The ordering doesnāt seem to make a difference. But I do seem to remember from ages ago that --count
had to be first. Any ideas before I throw my computer out the window?!
Get rid of enable-metrics
metrics port enables that anyhow and might be conflicting as the enable metrics sets random metric ports
This format seemed to work at least in terms of getting the nodes added:-
antctl add --metrics-port 13001-13100 --enable-metrics-server --node-port 14001-14100 --count 100 --rewards-address <redacted> evm-arbitrum-one
But Iāll try again without --enable-metrics-server
as you suggest, start them with an interval of 2 mins and go to bed!
Thanks for your advice.
I have never enabled metric server, its only there if you do not use metrics-port
Now, with this command:-
antctl add --metrics-port 13001-13100 --count 100 --node-port 14001-14100 --rewards-address <redacted> evm-arbitrum-one
I get:-
Failed to start 1 service(s):
ā antnode1: Command failed with exit code 1: Failed to start antnode1.service: Unit antnode1.service failed to load properly, please adjust/correct and reload service manager: Device or resource busy
See user logs and 'systemctl --user status antnode1.service' for details.
Error:
0: Failed to start one or more services
Location:
ant-node-manager/src/cmd/node.rs:835
Backtrace omitted. Run with RUST_BACKTRACE=1 environment variable to display it.

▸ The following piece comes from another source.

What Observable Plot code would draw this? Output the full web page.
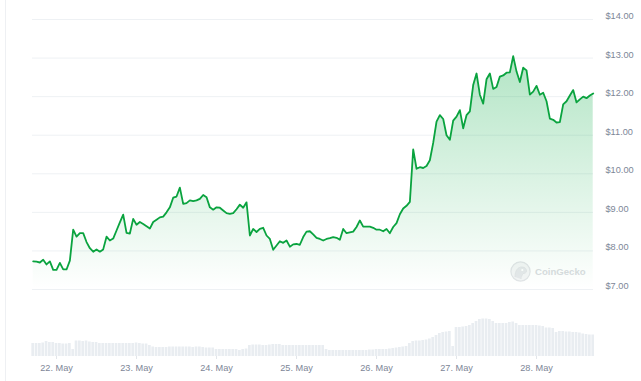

Run with RUST_BACKTRACE=full to include source snippets.
So it isnāt picking up the node-port.
Nuts to this, Iām going to bed. It will all seem clearer in the morning!
The enhancements for the routing table came at some cost. We observed a CPU usage increase of about 26%, but we deemed it acceptable for what it would buy us. However, Qi was confident the solution was scalable.
I would anticipate the usage going back down again with further enhancements in the future. Some of the devs are taking a really deep dive into libp2pās implementation of Kademlia just now and finding some issues there. We may need to end up having our own fork.
However, the monitoring on our own nodes doesnāt show any huge increase in CPU usage. Weāve not had to scale down our node density per machine.
Thatāll be because in your previous attempts it left the first node in a bad state.
A reset and reboot is needed before adding nodes again
Maybe a reboot is all that is needed to fix the bad state of the service for node 1
Apparently that isnāt it though. I removed the antnodes, rebooted and started antnode1 by itself. It didnāt start and there is an empty log file but this file is in the log dir:-
~/.local/share/autonomi/node/antnode1/logs/critical_failure.log
With this contents:-
[2025-04-03 05:42:51.954578227 UTC] Node terminated due to: "UPnP gateway not found. Enable UPnP on your router to allow incoming connections or manually port forward."